25. A mercadoria quantificada como “Podre” e “Não Conforme”, tem um valor de factura de USD 40.956,80.
26. A mercadoria “Não Conforme” foi vendida pelo preço de 180 Euros a Toneladam no total de Euros 21.315,60.
27. No âmbito do contrato de seguro, a Autora procedeu ao pagamento à NOVARROZ, em Janeiro de 2016, da quantia Euros 18.816,30 (dezoito mil oitocentos e dezasseis Euros e trinta cêntimos), nos termos que constam do documento junto a fls. 42 e que se dá por reproduzido.
28. A Autora suportou as despesas com a elaboração do relatório da PERILIDER, respeitante à averiguação das causas e consequências do sinistro reportado, que ascenderam a Euros 1.810,81, nos termos que constam do documento junto a fls. 43 e que se dá por reproduzido.
29. A Autora reclamou junto das Rés o ressarcimento dos prejuízos causados, nos termos que constam dos documentos juntos a fls. 44/46 e que se dão por reproduzidos, não tendo, até ao momento, logrado obter qualquer pagamento.
30. A Ré C é portadora da Alvará emitido pelo IMTT.
31. A Ré C planeou o transporte, através de um terceiro, de molde a satisfazer a pretensão do expedidor: que as mercadorias chegassem (em boas condições) às instalações do destinatário.
32. A Ré B é uma empresa de reconhecido nome nacional e internacionalmente, transportadora experiente e conhecedora de todas as vicissitudes e exigências do transporte marítimo.
33. A compra da mercadoria foi efectuada directamente pela Nova Arroz ao fornecedor JAY BABA BAKRESWAR RICE MILL LTD.
34. A entrega da mercadoria foi efectuada no Porto de Kolkata tendo como consignatário a Nova Arroz e fornecedor JAY BABA BAKRESWAR RICE MILL LTD.
35. A factura foi emitida no dia 22.09.2015 e a entrega das mercadorias no porto ocorreu a 23.09.2015.
36. O controlo sanitário da mercadoria ocorreu a 24.09.2015.
37. Os referidos contentores foram colocados no parque de exportação a 26.09.2015.
38. Em 03/10/2015 foram os contentores colocados a bordo no barco da Ré B.
39. Em Setembro de 2009, a Ré C contactou a Ré B, na pessoa do seu agente de navegação “B Portugal”, solicitando-lhe a disponibilização na Índia e o transporte de 10 contentores de 20 pés, do porto de Kolkata (Índia) para o porto de Leixões.

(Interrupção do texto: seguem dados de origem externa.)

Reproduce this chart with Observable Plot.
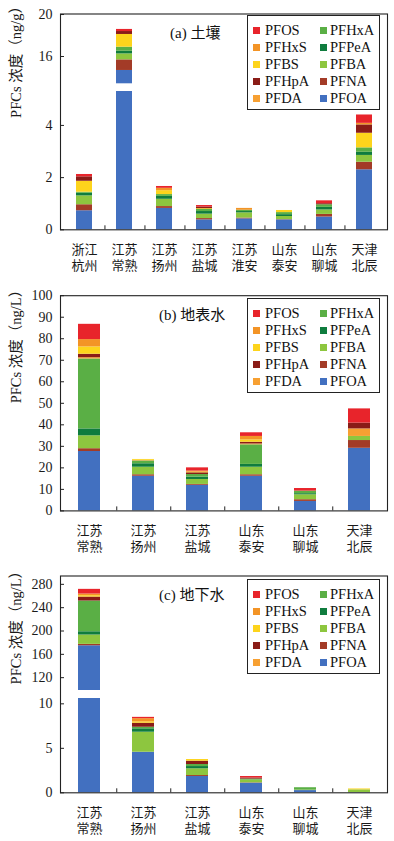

40. As condições do transporte, nomeadamente o valor do frete marítimo, foram acordadas entre a “B Portugal”, em nome e por conta da Ré B, e a Ré C.
41. A Ré B realizou o referido transporte ao abrigo do Sea Waybill nº UID571429, emitido em 3.10.2015 pelo seu agente na origem (“B Índia”), no qual surge como transportadora, a sociedade “Continental Carriers PVT LTD” como expedidora e a Ré Seatrnship como consignatária e parte a notificar.
42. Em 1.10.2015, a Ré C subscreveu o documento junto a fls. 176, que se dá por reproduzido, nos termos do qual declara que recebeu, tem conhecimento e aceita, enquanto parte do contrato de transporte, as respectivas condições, insertas no verso do Sea Waybill que lhe serve de título.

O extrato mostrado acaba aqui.